Bundeskanzler Alfred Gusenbauer sagte vor Beginn der Beratungen am Freitag, er hoffe auf eine konstruktive Lösung. Ich glaube nicht, dass es irgendwem nützt, wenn man Zeit schindet und verzögert. Die Fakten lägen am Tisch und alle seien sich im Klaren darüber, dass man irgend was machen muss, damit Polen an Bord kommen könne, ohne dabei vom Punkt Null anzufangen. Absurd ist für Gusenbauer die am Donnerstag bekannt gewordene Forderung des polnischen Premiers Jaroslaw Kaczynski, die polnischen Opfer des Zweiten Weltkrieges zum Argument für ein höheres Stimmgewicht des heutigen Polens innerhalb der EU anzurechnen.
Der niederländische Ministerpräsident Jan Peter Balkenende bekräftigte die niederländische Forderung nach einer Stärkung der nationalen Parlamente, einem Schutz für öffentliche Dienstleistungen und der Verankerung der EU-Erweiterungskriterien in dem neuen EU-Reformvertrag. Inhaltlich sind die britischen Forderungen schwieriger, politisch die polnischen, sagte ein Diplomat. Über die von Großbritannien abgelehnte Grundrechtecharta sei am Freitag bisher nicht gesprochen worden, hieß es in Ratskreisen. Der scheidende britische Premier Tony Blair fordert vehement, dass die EU-Grundrechtecharta für sein Land nicht rechtsverbindlich wird, da es durch das in der Charta verankerte Streikrecht Auswirkungen auf seinen liberalen Arbeitsmarkt befürchtet.

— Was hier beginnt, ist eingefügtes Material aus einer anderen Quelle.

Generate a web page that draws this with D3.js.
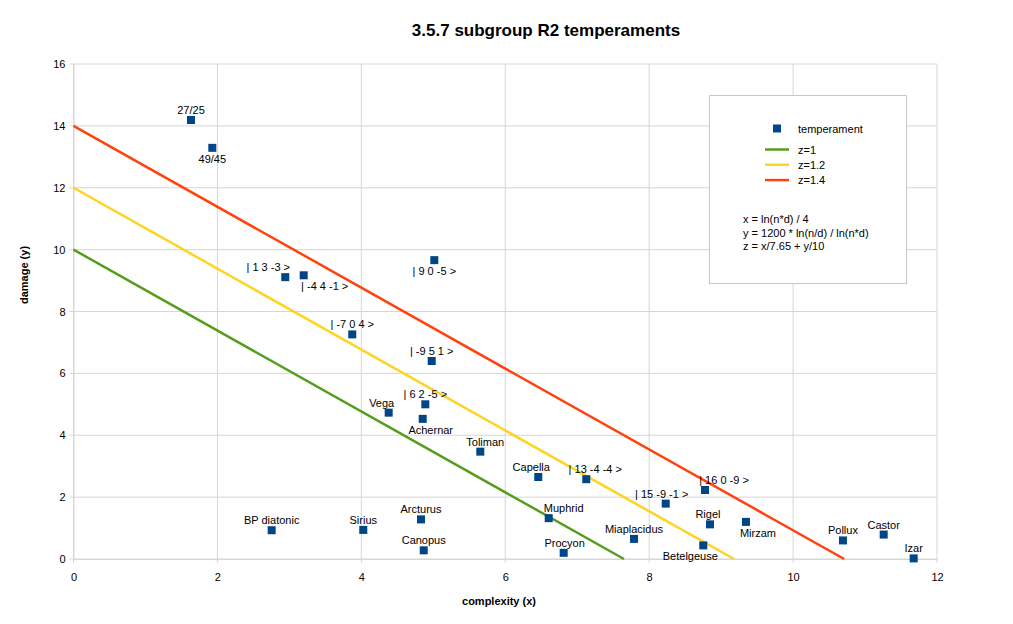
<!DOCTYPE html>
<html><head><meta charset="utf-8">
<script src="https://cdn.jsdelivr.net/npm/d3@7"></script>
<style>body{margin:0;background:#fff;} text{font-family:"Liberation Sans",Arial,sans-serif;}</style>
</head><body>
<svg id="c" width="1013" height="624"></svg>
<script>
const names = ["27/25","49/45","| 1 3 -3 >","| -4 4 -1 >","| 9 0 -5 >","| -7 0 4 >","| -9 5 1 >","| 6 2 -5 >","Vega","Achernar","Toliman","Capella","| 13 -4 -4 >","BP diatonic","Sirius","Arcturus","Canopus","Muphrid","Procyon","| 15 -9 -1 >","| 16 0 -9 >","Rigel","Mirzam","Miaplacidus","Betelgeuse","Pollux","Castor","Izar"];
const complexity = [1.633,1.929,2.943,3.199,5.014,3.874,4.978,4.889,4.380,4.853,5.653,6.459,7.126,2.754,4.027,4.829,4.867,6.604,6.812,8.230,8.776,8.845,9.345,7.789,8.752,10.693,11.259,11.676];
const damage = [14.19,13.29,9.11,9.17,9.66,7.26,6.40,5.00,4.73,4.53,3.47,2.65,2.58,0.93,0.94,1.28,0.28,1.32,0.20,1.79,2.23,1.12,1.20,0.65,0.44,0.60,0.79,0.02];
// label placement (style): side a=above b=below, horizontal shift in px
const labelSide = ["a","b","a","b","b","a","a","a","a","b","a","a","a","a","a","a","a","a","a","a","a","a","b","a","b","a","a","a"];
const labelShift = [0,0,-17,21,0,0,0,0,-7,8,5,-7,9,0,0,0,0,15,1,-4,19,-2,12,0,-13,0,0,0];
const lineNames = ["z=1","z=1.2","z=1.4"];
const lineStart = [[0,10],[0,12],[0,14]];
const lineEnd = [[7.65,0],[9.18,0],[10.71,0]];
const lineColors = ["#579d1c","#ffd320","#ff420e"];
const xTicks = [0,2,4,6,8,10,12];
const yTicks = [0,2,4,6,8,10,12,14,16];
const formulas = ["x = ln(n*d) / 4","y = 1200 * ln(n/d) / ln(n*d)","z = x/7.65 + y/10"];

const svg = d3.select("#c");
const L=73.5,R=937,T=64,B=559;
const x = d3.scaleLinear().domain([0,12]).range([L,R]);
const y = d3.scaleLinear().domain([0,16]).range([B,T]);
const grid="#d6d6d6";

svg.append("text").attr("x",546).attr("y",36).attr("text-anchor","middle")
  .attr("font-size",17).attr("font-weight","bold").text("3.5.7 subgroup R2 temperaments");

const g = svg.append("g");
g.selectAll(".gx").data(xTicks).join("line").attr("x1",d=>x(d)).attr("x2",d=>x(d))
  .attr("y1",T).attr("y2",B+4).attr("stroke",grid).attr("stroke-width",1);
g.selectAll(".gy").data(yTicks).join("line").attr("y1",d=>y(d)).attr("y2",d=>y(d))
  .attr("x1",L-4).attr("x2",R).attr("stroke",grid).attr("stroke-width",1);

const xa = svg.append("g").attr("transform",`translate(0,${B})`)
  .call(d3.axisBottom(x).tickValues(xTicks).tickSize(0).tickPadding(14).tickFormat(d3.format("d")));
const ya = svg.append("g").attr("transform",`translate(${L},0)`)
  .call(d3.axisLeft(y).tickValues(yTicks).tickSize(0).tickPadding(8).tickFormat(d3.format("d")));
[xa,ya].forEach(a=>{a.select(".domain").attr("stroke",grid);
  a.selectAll("text").attr("font-size",11).attr("fill","#000").attr("font-family","Liberation Sans, Arial, sans-serif");});

svg.append("text").attr("x",499).attr("y",605).attr("text-anchor","middle")
  .attr("font-size",11).attr("font-weight","bold").text("complexity (x)");
svg.append("text").attr("transform","translate(28,275) rotate(-90)").attr("text-anchor","middle")
  .attr("font-size",11).attr("font-weight","bold").text("damage (y)");

svg.selectAll(".zl").data(lineNames).join("line")
  .attr("x1",(d,i)=>x(lineStart[i][0])).attr("y1",(d,i)=>y(lineStart[i][1]))
  .attr("x2",(d,i)=>x(lineEnd[i][0])).attr("y2",(d,i)=>y(lineEnd[i][1]))
  .attr("stroke",(d,i)=>lineColors[i]).attr("stroke-width",2.5);

const pts = names.map((n,i)=>({n,x:complexity[i],y:damage[i],s:labelSide[i],dx:labelShift[i]}));
svg.selectAll(".pt").data(pts).join("rect")
  .attr("x",d=>x(d.x)-4).attr("y",d=>y(d.y)-4).attr("width",8).attr("height",8).attr("fill","#004586");
svg.selectAll(".lb").data(pts).join("text")
  .attr("x",d=>x(d.x)+d.dx).attr("y",d=>y(d.y)+(d.s==="a"?-6:15))
  .attr("text-anchor","middle").attr("font-size",11).attr("fill","#000").text(d=>d.n);

// legend
const lg = svg.append("g");
lg.append("rect").attr("x",709.5).attr("y",95.5).attr("width",197).attr("height",188)
  .attr("fill","#fff").attr("stroke","#c8c8c8");
lg.append("rect").attr("x",773).attr("y",124.5).attr("width",8).attr("height",8).attr("fill","#004586");
lg.append("text").attr("x",798).attr("y",132.5).attr("font-size",11).text("temperament");
lineNames.forEach((n,i)=>{
  const yy = 149.5+i*15.3;
  lg.append("line").attr("x1",765).attr("x2",789).attr("y1",yy).attr("y2",yy)
    .attr("stroke",lineColors[i]).attr("stroke-width",2.5);
  lg.append("text").attr("x",798).attr("y",yy+4).attr("font-size",11).text(n);
});
formulas.forEach((f,i)=>{
  lg.append("text").attr("x",743).attr("y",223+i*13.5).attr("font-size",11).text(f);
});
</script>
</body></html>
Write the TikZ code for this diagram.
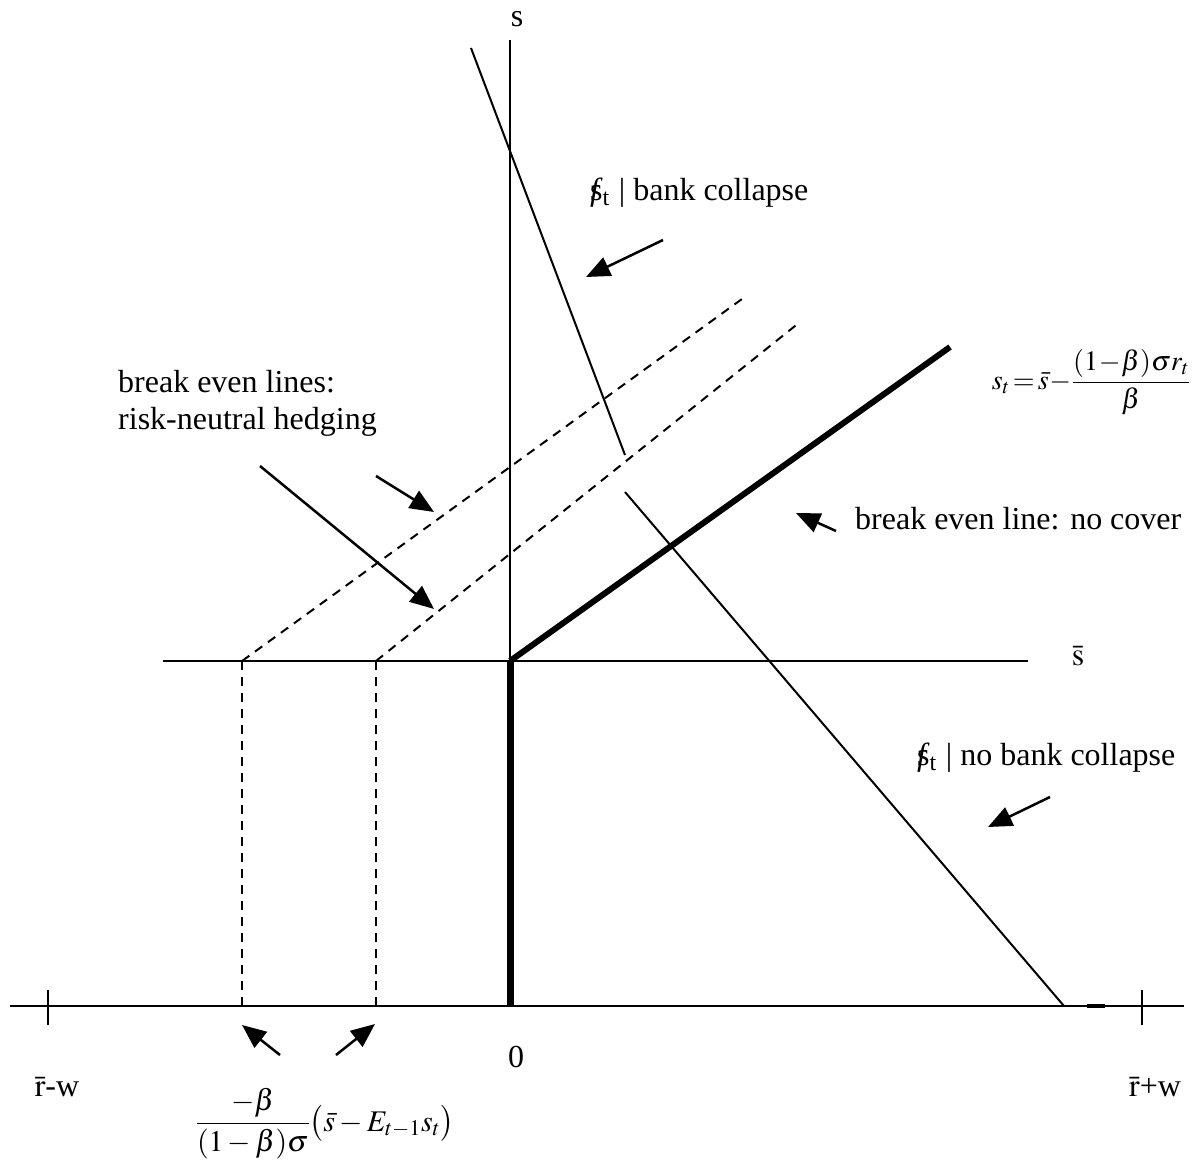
\documentclass[tikz,border=0pt]{standalone}
\usepackage{amsmath}
\usepackage{mathptmx}
\usepackage[no-math]{fontspec}
\setmainfont{Liberation Serif}
\usetikzlibrary{arrows.meta}
\newcommand\sfsym{\makebox[0.39em][c]{s}\hspace{-0.39em}\makebox[0.39em][c]{\textit{f}}\raisebox{-0.35ex}{\fontsize{24}{28}\selectfont t}\hspace{0.3em}|\hspace{0.25em}}
\begin{document}
\begin{tikzpicture}[x=1pt,y=-1pt,
  thinline/.style={line width=2pt},
  thickline/.style={line width=7pt},
  dashline/.style={line width=2pt,dash pattern=on 9pt off 7pt},
  arr/.style={line width=2.5pt,-{Triangle[length=24pt,width=20pt]}},
  lbl/.style={inner sep=0pt,font=\fontsize{32}{40}\selectfont},
  lbll/.style={lbl,anchor=west,align=left}]
\useasboundingbox (0,0) rectangle (1194,1166);
% coordinates
\coordinate (axL) at (10,1006);
\coordinate (axR) at (1184,1006);
\coordinate (tkL1) at (48,990); \coordinate (tkL2) at (48,1025);
\coordinate (tkR1) at (1142,990); \coordinate (tkR2) at (1142,1025);
\coordinate (O) at (510,1006);
\coordinate (S0) at (510,661);
\coordinate (Stop) at (510,40);
\coordinate (sbL) at (163,661);
\coordinate (sbR) at (1028,661);
\coordinate (thE) at (950,347);
\coordinate (d1a) at (242,661); \coordinate (d1b) at (742,299); \coordinate (d1c) at (242,1006);
\coordinate (d2a) at (376,661); \coordinate (d2b) at (800,322); \coordinate (d2c) at (376,1006);
\coordinate (stA) at (471,48); \coordinate (stB) at (625,455);
\coordinate (nbA) at (625,492); \coordinate (nbB) at (1064,1006);
\coordinate (mA) at (1087,1006); \coordinate (mB) at (1105,1006);
% axes and lines
\draw[thinline] (axL) -- (axR);
\draw[thinline] (tkL1) -- (tkL2);
\draw[thinline] (tkR1) -- (tkR2);
\draw[line width=3.5pt] (mA) -- (mB);
\draw[thinline] (S0) -- (Stop);
\draw[thinline] (sbL) -- (sbR);
\draw[thickline] (O) -- (S0);
\draw[line width=6pt] (S0) -- (thE);
\draw[dashline] (d1a) -- (d1b);
\draw[dashline] (d2a) -- (d2b);
\draw[dashline] (d1a) -- (d1c);
\draw[dashline] (d2a) -- (d2c);
\draw[thinline] (stA) -- (stB);
\draw[thinline] (nbA) -- (nbB);
% arrows
\coordinate (a1t) at (663,240); \coordinate (a1h) at (586,277);
\coordinate (a2t) at (836,531); \coordinate (a2h) at (796,513);
\coordinate (a3t) at (1050,797); \coordinate (a3h) at (988,827);
\coordinate (a4t) at (376,476); \coordinate (a4h) at (434,512);
\coordinate (a5t) at (260,466); \coordinate (a5h) at (434,609);
\coordinate (a6t) at (280,1055); \coordinate (a6h) at (242,1025);
\coordinate (a7t) at (336,1055); \coordinate (a7h) at (375,1024);
\draw[arr] (a1t) -- (a1h);
\draw[arr] (a2t) -- (a2h);
\draw[arr] (a3t) -- (a3h);
\draw[arr] (a4t) -- (a4h);
\draw[arr] (a5t) -- (a5h);
\draw[arr] (a6t) -- (a6h);
\draw[arr] (a7t) -- (a7h);
% labels
\node[lbl] (ls) at (517,19) {s};
\node[lbl] (lsbar) at (1078,656) {$\bar{\mathrm{s}}$};
\node[lbl] (lzero) at (516,1057) {0};
\node[lbl] (lrw1) at (57,1087) {$\bar{\mathrm{r}}$-w};
\node[lbl] (lrw2) at (1155,1087) {$\bar{\mathrm{r}}$+w};
\node[lbll] (lbc) at (590,193) {\sfsym bank collapse};
\node[lbll] (lnbc) at (917,758) {\sfsym no bank collapse};
\node[lbll] (lnc) at (855,519) {break even line: no cover};
\node[lbll] (lbe) at (118,403) {break even lines:\\[-3pt]risk-neutral hedging};
\node[inner sep=0pt,font=\fontsize{28}{32}\selectfont] (lf1) at (1091,382)
  {$s_t\!=\!\bar{s}\!-\!\dfrac{(1\!-\!\beta)\sigma r_t}{\beta}$};
\node[inner sep=0pt,font=\fontsize{30}{36}\selectfont] (lf2) at (325,1124)
  {$\dfrac{-\beta}{(1-\beta)\sigma}\bigl(\bar{s}-E_{t-1}s_t\bigr)$};
\end{tikzpicture}
\end{document}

Außenministerin Ursula Plassnik zeigte sich am Freitag am Rande des EU-Gipfels besorgt, dass bei den Verhandlungen auch grundsätzliche Themen wie die Verstärkung der gemeinsamen Außenpolitik wieder in Frage gestellt werde. Mir tut es leid und es beunruhigt mich, dass jetzt auch die Fundamente wieder in Frage gestellt werden, sagte Plassnik. Die 18 Mitgliedstaaten, die die Verfassung ratifiziert haben, darunter auch Österreich, hätten vielleicht zu viel Flexibilität gezeigt.